Jayden Daniels shifting back, being pressured, Jayden Daniels, being hemmed into the pocket, looking for blockers, looking for something. He's got plenty of time. Launches, deep pass, into the area, the end zone, tipped and it's caught by Noah Brown. He was the tip man, and now this place has gone into bedlam mode. Washington, with the miracle finish. The break-up pass, into the waiting arms of Noah Brown, nobody back there. Crushing loss.

==Significance==

With the win, the Commanders improved to 6–2 while the Bears fell to 4–3 and into last place in the NFC North standings. The game gave the Commanders their best start to a season since 2008, when they were known as the Washington Redskins. The play propelled the team to finish 12–5, their best season since 1991 when they won Super Bowl XXVI, and advanced to the NFC Championship Game, where they fell to their division rival Philadelphia. Daniels became the second rookie to throw a successful Hail Mary since 2006, when ESPN began to track the play. It was the first touchdown play longer than 10 seconds since first being tracked by Next Gen Stats in 2016.

In the post-game interview, Bears head coach Matt Eberflus stated:

"We had those plays at the end, and it comes down to that last play. We've practiced that play a hundred times since we've been here," he said. "I have to look at what the execution was on that. We have a body on a body, boxing guys out like basketball at the very end. We have one guy that's the 'rim,' that knocks the ball down. We've got a back-tip guy that goes behind the pile.

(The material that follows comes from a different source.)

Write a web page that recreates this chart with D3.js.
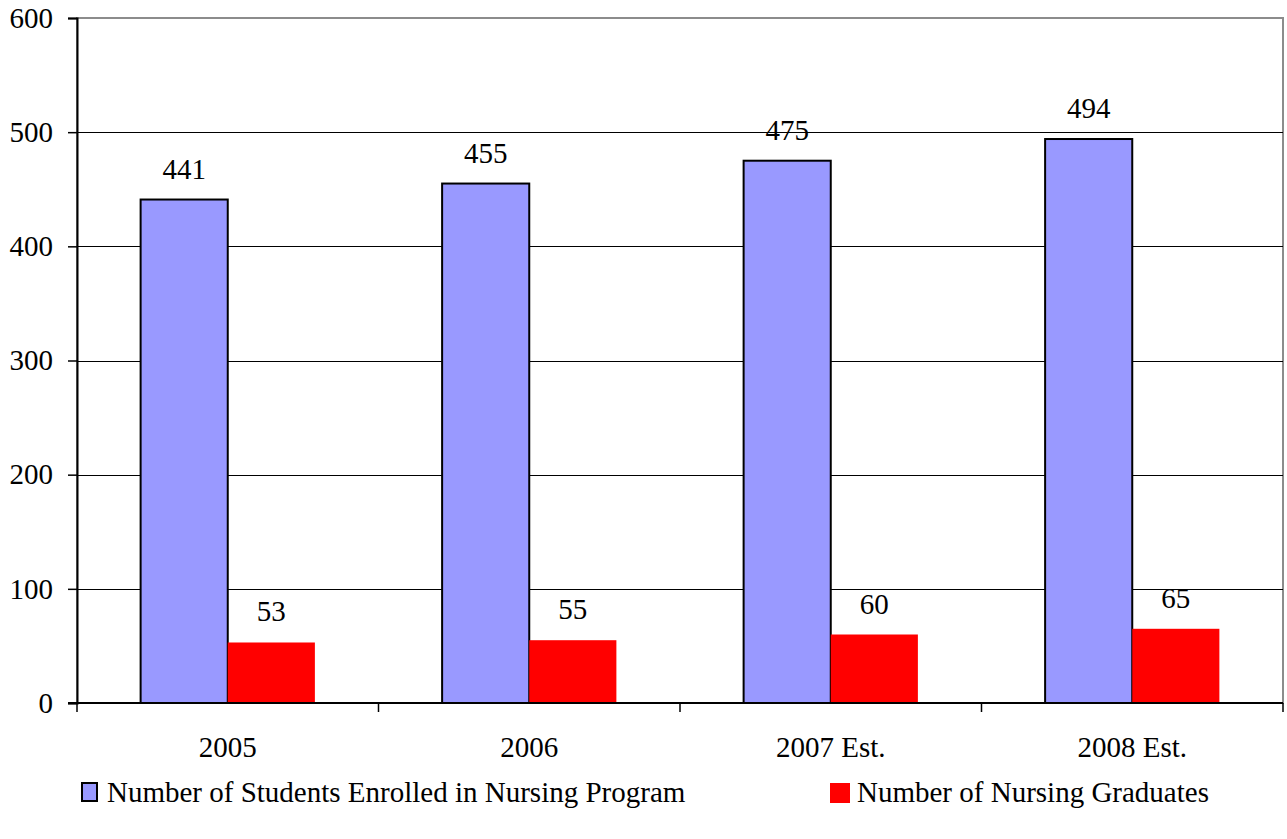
<!DOCTYPE html>
<html>
<head>
<meta charset="utf-8">
<script src="https://cdn.jsdelivr.net/npm/d3@7"></script>
<style>
  body { margin: 0; background: #fff; }
  svg { display: block; }
</style>
</head>
<body>
<svg id="chart" width="1287" height="839"></svg>
<script>
"use strict";

// data
const years = ["2005", "2006", "2007 Est.", "2008 Est."];
const enrolled = [441, 455, 475, 494];
const graduates = [53, 55, 60, 65];
const yTicks = [0, 100, 200, 300, 400, 500, 600];
const seriesNames = ["Number of Students Enrolled in Nursing Program", "Number of Nursing Graduates"];
const seriesColors = ["#9999ff", "#ff0000"];

const FONT = "Liberation Serif";
const FONT_SIZE = 29;

let svg = d3.select("#chart");

let margin = { left: 77, right: 1283, top: 18, bottom: 703 };

let x = d3.scaleBand()
    .domain(years)
    .range([margin.left, margin.right]);

let y = d3.scaleLinear()
    .domain([0, 600])
    .range([margin.bottom, margin.top]);

// bars take ~58% of each category
let groupWidth = x.bandwidth() * 0.578;
let barWidth = groupWidth / 2;

// plot area border (grey top/right)
svg.append("rect")
    .attr("x", margin.left)
    .attr("y", margin.top)
    .attr("width", margin.right - margin.left)
    .attr("height", margin.bottom - margin.top)
    .style("fill", "none")
    .style("stroke", "#8c8c8c")
    .style("stroke-width", 2);

// gridlines
svg.append("g")
    .selectAll("line")
    .data(yTicks.filter(d => d > 0 && d < 600))
    .enter().append("line")
    .attr("x1", margin.left)
    .attr("x2", margin.right)
    .attr("y1", d => Math.round(y(d)) + 0.5)
    .attr("y2", d => Math.round(y(d)) + 0.5)
    .style("stroke", "#000")
    .style("stroke-width", 1);

// bars
let groups = svg.append("g")
    .selectAll("g")
    .data(years)
    .enter().append("g");

groups.append("rect")
    .attr("x", (d, i) => x(d) + x.bandwidth() / 2 - barWidth)
    .attr("y", (d, i) => y(enrolled[i]))
    .attr("width", barWidth)
    .attr("height", (d, i) => y(0) - y(enrolled[i]))
    .style("fill", seriesColors[0])
    .style("stroke", "#000")
    .style("stroke-width", 2);

groups.append("rect")
    .attr("x", (d, i) => x(d) + x.bandwidth() / 2)
    .attr("y", (d, i) => y(graduates[i]))
    .attr("width", barWidth)
    .attr("height", (d, i) => y(0) - y(graduates[i]))
    .style("fill", seriesColors[1]);

// value labels
groups.append("text")
    .attr("x", (d, i) => x(d) + x.bandwidth() / 2 - barWidth / 2)
    .attr("y", (d, i) => y(enrolled[i]) - 21)
    .attr("text-anchor", "middle")
    .attr("font-family", FONT)
    .attr("font-size", FONT_SIZE)
    .text((d, i) => enrolled[i]);

groups.append("text")
    .attr("x", (d, i) => x(d) + x.bandwidth() / 2 + barWidth / 2)
    .attr("y", (d, i) => y(graduates[i]) - 21)
    .attr("text-anchor", "middle")
    .attr("font-family", FONT)
    .attr("font-size", FONT_SIZE)
    .text((d, i) => graduates[i]);

// y axis
let yAxis = svg.append("g")
    .attr("transform", "translate(" + margin.left + ",0)")
    .call(d3.axisLeft(y).tickValues(yTicks).tickSize(9).tickPadding(15));

yAxis.attr("font-family", FONT).attr("font-size", FONT_SIZE);
yAxis.select(".domain").style("stroke", "#000").style("stroke-width", 2);
yAxis.selectAll(".tick line").style("stroke", "#000").style("stroke-width", 1.5);
yAxis.selectAll("text").style("fill", "#000");

// x axis: ticks sit between categories
let xAxis = svg.append("g")
    .attr("transform", "translate(0," + margin.bottom + ")");

xAxis.append("line")
    .attr("x1", margin.left - 9)
    .attr("x2", margin.right)
    .style("stroke", "#000")
    .style("stroke-width", 2);

let boundaries = years.map(d => x(d)).concat([margin.right]);
xAxis.selectAll(".xtick")
    .data(boundaries)
    .enter().append("line")
    .attr("class", "xtick")
    .attr("x1", d => d)
    .attr("x2", d => d)
    .attr("y1", 0)
    .attr("y2", 9)
    .style("stroke", "#000")
    .style("stroke-width", 1.5);

xAxis.selectAll(".xlabel")
    .data(years)
    .enter().append("text")
    .attr("class", "xlabel")
    .attr("x", d => x(d) + x.bandwidth() / 2)
    .attr("y", 54)
    .attr("text-anchor", "middle")
    .attr("font-family", FONT)
    .attr("font-size", FONT_SIZE)
    .text(d => d);

// legend
let legendX = [77, 830];
let legend = svg.append("g")
    .selectAll("g")
    .data(seriesNames)
    .enter().append("g")
    .attr("transform", (d, i) => "translate(" + legendX[i] + ",782)");

legend.append("rect")
    .attr("x", (d, i) => i === 0 ? 5 : 0)
    .attr("y", 1)
    .attr("width", (d, i) => i === 0 ? 15 : 20)
    .attr("height", (d, i) => i === 0 ? 18 : 20)
    .style("fill", (d, i) => seriesColors[i])
    .style("stroke", (d, i) => i === 0 ? "#000" : "none")
    .style("stroke-width", 2);

legend.append("text")
    .attr("x", (d, i) => i === 0 ? 30 : 27)
    .attr("y", 20)
    .attr("font-family", FONT)
    .attr("font-size", FONT_SIZE)
    .text(d => d);
</script>
</body>
</html>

I've got to look at it, detail it out and make sure we're better next time."

Daniels, speaking after the game, stated that he did not see Brown catch the pass and found out only after the crowd's reaction and the Commanders' sideline rushing the field. Washington offensive lineman Sam Cosmi described the play as "like a movie", while Brown stated that he felt "blessed" to have Daniels as his quarterback and that he would not want to play with any other. Washington Post writer Scott Allen deemed the play the greatest in Northwest Stadium history and Chicago Tribune writer Dan Wiederer described the play as having "Double Doink shock value". Following the season, the play won the 2024 NFL Moment of the Year award at the 14th NFL Honors.

Meanwhile, the Bears would continue to go in a different direction. They would miss the playoffs and have a devastating collapse, not winning a single game until the final week of the regular season against the Packers. The conduct of Bears cornerback Tyrique Stevenson, who was observed taunting Commanders fans for several seconds before and during the start of the play, was criticized. Stevenson later apologized, stating that he "let the moment get too big". Many also criticized the Bears' play calls such as the attempted hand-off to backup offensive lineman Doug Kramer Jr. that resulted in a lost fumble at Washington's one-yard line earlier in the 4th quarter.

According to the Redskins Rule, the Commanders' win would traditionally have indicated a win for Kamala Harris of the incumbent Democratic party in the 2024 United States presidential election. However, Republican nominee Donald Trump won the electoral and popular votes.

The following year, the Bears and Commanders met again at Northwest Stadium, with the Bears winning 25–24.